#### Given request
Each line containing the word "this" must be reported.

#### Records for the task
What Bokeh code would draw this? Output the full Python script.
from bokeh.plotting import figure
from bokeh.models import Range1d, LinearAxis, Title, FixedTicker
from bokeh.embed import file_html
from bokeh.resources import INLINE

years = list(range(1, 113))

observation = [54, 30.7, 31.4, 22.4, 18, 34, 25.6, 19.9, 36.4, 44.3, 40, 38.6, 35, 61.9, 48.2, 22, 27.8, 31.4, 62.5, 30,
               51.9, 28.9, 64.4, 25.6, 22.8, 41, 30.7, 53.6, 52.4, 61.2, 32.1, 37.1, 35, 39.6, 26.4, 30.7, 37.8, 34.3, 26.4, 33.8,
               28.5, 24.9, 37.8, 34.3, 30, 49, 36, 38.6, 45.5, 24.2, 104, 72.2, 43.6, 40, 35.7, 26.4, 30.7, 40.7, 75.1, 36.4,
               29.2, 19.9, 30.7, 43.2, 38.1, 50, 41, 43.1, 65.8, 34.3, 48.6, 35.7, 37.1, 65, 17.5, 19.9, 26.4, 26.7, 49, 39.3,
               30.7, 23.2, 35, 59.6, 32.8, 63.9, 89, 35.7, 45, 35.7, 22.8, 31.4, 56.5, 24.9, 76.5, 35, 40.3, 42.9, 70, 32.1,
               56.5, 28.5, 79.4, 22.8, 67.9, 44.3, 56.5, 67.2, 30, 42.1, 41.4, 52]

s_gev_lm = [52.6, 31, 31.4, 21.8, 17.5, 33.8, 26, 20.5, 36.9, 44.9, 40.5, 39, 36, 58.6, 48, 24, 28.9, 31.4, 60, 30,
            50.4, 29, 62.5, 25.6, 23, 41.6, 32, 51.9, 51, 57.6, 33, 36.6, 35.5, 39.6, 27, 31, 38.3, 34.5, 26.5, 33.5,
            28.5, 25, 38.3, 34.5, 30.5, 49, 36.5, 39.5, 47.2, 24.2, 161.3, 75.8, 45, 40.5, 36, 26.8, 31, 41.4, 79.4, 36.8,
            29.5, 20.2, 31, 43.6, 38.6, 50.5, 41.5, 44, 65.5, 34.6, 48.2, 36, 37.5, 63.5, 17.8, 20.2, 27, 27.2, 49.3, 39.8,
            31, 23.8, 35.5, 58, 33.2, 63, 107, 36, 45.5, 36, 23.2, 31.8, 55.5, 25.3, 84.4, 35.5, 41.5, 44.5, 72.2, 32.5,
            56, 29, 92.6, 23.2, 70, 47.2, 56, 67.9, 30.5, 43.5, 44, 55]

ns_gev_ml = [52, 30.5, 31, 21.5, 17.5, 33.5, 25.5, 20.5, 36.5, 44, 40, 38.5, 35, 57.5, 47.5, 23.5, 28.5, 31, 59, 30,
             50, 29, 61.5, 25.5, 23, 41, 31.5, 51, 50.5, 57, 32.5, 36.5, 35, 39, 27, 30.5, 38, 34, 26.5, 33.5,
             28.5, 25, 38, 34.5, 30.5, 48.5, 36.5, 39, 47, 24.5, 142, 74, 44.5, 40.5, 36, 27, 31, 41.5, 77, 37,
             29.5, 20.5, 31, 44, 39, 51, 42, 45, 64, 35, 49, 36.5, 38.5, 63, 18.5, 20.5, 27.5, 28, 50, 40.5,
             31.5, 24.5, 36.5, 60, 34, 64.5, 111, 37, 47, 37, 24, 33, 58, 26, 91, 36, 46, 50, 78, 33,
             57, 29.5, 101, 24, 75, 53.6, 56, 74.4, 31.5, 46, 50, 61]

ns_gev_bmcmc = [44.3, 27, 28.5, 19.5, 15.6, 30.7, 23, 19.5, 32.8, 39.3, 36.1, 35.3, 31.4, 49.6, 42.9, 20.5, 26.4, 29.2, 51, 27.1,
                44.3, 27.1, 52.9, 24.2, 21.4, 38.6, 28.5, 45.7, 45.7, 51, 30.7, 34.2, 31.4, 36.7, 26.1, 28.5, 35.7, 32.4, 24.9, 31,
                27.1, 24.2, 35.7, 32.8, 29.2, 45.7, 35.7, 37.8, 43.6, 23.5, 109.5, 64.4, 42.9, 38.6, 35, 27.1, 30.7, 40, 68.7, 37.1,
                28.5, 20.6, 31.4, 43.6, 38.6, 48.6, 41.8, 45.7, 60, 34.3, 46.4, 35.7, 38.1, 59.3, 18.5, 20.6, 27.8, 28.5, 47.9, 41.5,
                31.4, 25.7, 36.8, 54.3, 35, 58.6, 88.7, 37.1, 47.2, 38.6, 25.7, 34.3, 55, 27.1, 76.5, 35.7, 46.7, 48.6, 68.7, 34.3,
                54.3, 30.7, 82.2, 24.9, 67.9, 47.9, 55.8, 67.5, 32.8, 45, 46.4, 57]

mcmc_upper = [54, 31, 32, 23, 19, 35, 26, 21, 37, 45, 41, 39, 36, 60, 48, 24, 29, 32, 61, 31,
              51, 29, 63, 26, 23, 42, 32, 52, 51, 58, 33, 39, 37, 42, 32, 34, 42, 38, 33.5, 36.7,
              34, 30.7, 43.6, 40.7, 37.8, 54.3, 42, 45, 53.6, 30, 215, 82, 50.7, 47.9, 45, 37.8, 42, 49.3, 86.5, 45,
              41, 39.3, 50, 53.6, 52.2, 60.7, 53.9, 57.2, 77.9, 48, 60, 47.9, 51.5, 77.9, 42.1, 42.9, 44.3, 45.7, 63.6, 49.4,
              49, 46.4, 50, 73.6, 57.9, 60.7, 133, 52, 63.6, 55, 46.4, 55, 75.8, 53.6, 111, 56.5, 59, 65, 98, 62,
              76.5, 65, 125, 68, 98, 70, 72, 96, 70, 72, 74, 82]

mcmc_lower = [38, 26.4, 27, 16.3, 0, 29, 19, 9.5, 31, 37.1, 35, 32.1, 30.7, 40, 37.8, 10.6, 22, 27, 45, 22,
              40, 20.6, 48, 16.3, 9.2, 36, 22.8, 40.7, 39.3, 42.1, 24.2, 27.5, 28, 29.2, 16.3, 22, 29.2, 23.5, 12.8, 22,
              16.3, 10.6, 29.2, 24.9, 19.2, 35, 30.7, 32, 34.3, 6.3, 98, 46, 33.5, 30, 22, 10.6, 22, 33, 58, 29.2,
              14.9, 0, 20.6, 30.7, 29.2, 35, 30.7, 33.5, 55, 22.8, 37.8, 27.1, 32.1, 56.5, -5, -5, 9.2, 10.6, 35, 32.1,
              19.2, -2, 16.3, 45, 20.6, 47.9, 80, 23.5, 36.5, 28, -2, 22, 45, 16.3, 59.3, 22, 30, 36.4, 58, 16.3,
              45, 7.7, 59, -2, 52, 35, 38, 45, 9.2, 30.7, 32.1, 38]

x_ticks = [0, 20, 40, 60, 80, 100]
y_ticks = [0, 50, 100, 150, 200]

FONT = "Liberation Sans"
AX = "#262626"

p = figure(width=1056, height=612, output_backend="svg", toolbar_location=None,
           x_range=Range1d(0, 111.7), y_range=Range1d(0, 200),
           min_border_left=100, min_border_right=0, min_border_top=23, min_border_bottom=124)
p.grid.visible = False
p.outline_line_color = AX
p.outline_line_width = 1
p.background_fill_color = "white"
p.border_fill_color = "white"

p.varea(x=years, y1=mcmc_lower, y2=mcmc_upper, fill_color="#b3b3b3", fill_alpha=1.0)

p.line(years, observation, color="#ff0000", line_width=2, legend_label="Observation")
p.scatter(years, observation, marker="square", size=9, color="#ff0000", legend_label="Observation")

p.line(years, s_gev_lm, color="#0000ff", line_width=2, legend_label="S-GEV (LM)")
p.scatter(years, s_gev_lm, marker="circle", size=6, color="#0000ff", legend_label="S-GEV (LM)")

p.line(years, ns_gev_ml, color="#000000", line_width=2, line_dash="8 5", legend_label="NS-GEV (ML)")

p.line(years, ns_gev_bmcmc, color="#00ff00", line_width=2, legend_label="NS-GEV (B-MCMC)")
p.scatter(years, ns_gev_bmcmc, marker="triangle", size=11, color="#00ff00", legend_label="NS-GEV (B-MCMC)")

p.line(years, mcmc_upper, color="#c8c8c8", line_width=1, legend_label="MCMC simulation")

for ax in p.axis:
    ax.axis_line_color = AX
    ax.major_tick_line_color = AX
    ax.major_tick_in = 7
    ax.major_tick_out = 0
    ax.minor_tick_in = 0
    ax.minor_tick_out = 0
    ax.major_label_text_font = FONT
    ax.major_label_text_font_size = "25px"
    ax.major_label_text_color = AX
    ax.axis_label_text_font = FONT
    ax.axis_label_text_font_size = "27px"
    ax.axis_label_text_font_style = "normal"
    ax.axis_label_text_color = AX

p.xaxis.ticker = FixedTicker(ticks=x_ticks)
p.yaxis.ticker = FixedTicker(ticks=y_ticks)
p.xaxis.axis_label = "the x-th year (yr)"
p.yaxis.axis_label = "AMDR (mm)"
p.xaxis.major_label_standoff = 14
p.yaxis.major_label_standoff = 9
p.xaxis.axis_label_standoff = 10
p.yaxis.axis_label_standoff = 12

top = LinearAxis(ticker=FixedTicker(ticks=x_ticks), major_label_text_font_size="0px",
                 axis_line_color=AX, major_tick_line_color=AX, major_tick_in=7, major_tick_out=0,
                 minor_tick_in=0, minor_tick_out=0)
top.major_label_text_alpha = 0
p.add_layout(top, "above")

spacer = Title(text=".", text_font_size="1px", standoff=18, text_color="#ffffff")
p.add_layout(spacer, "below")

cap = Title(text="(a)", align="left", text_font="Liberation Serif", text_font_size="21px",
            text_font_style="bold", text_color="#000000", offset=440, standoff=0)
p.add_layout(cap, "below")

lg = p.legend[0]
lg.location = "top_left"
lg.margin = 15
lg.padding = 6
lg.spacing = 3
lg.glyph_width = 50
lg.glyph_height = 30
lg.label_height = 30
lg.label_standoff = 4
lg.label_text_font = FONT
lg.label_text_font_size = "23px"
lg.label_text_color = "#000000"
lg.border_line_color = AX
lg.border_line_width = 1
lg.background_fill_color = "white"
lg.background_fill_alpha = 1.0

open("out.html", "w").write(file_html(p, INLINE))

* * *

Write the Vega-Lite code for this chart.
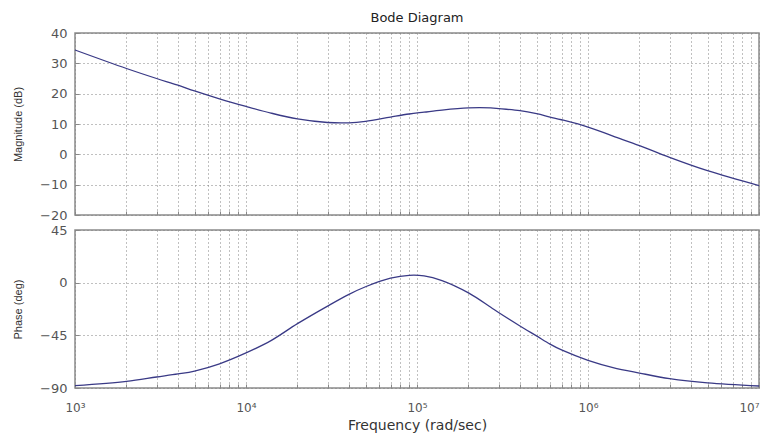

---

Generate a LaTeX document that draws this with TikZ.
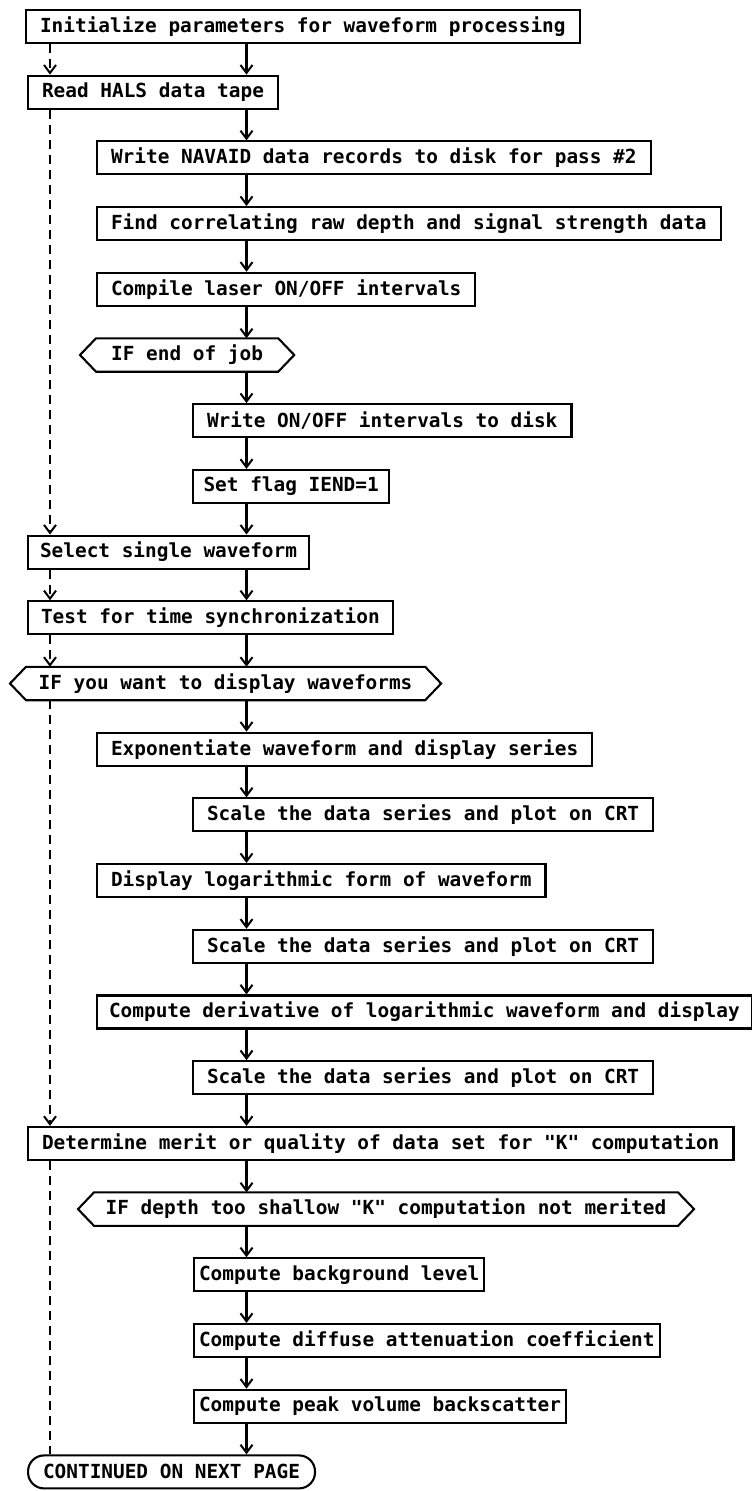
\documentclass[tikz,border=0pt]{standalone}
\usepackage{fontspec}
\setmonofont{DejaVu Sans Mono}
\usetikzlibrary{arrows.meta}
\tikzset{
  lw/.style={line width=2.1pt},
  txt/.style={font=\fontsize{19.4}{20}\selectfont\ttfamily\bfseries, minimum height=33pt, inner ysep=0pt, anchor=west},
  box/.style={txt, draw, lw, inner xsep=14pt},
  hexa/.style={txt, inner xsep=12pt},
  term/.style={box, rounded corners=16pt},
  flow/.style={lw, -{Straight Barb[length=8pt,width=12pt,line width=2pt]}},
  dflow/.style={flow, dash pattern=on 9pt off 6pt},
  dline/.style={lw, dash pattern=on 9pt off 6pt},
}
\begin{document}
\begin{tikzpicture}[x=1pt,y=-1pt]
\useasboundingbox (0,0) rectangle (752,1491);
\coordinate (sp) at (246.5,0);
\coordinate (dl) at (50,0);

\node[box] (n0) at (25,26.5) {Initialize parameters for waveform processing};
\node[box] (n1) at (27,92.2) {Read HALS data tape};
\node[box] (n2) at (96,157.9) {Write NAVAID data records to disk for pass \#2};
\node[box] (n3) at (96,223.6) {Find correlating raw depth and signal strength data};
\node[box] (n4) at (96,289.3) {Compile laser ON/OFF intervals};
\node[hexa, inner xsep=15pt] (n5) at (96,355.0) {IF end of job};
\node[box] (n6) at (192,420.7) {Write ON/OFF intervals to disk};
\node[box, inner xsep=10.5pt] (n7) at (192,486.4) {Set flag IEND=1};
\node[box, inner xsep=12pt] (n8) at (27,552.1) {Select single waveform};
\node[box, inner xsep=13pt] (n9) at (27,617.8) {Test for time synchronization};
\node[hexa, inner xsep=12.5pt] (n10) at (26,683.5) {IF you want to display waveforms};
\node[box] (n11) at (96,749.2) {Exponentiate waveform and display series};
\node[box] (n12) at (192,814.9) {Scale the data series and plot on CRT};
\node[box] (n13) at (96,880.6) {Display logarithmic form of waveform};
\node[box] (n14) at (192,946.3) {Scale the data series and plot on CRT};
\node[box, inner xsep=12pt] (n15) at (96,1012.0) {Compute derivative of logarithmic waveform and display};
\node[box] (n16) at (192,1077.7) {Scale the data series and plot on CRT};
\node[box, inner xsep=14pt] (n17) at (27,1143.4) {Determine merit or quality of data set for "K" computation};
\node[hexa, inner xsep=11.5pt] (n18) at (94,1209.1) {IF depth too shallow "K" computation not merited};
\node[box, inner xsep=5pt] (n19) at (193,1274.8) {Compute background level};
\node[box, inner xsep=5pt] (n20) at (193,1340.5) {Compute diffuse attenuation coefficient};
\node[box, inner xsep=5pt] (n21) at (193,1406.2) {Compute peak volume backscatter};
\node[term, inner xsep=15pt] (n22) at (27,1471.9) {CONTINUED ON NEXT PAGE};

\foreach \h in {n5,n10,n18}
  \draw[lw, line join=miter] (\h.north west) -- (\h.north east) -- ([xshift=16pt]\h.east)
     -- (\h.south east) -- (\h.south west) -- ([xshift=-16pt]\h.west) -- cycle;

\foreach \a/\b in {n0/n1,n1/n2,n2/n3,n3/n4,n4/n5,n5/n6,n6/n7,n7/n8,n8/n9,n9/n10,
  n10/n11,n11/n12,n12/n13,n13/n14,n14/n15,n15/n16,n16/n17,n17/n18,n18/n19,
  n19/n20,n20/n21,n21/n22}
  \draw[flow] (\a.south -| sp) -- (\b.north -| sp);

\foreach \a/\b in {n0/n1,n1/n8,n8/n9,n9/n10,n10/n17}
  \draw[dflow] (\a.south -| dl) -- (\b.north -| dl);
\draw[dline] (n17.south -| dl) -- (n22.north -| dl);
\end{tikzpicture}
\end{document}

#### Expected answer
What Bokeh code would draw this? Output the full Python script.
Write the Vega-Lite code for this chart.
Generate a LaTeX document that draws this with TikZ.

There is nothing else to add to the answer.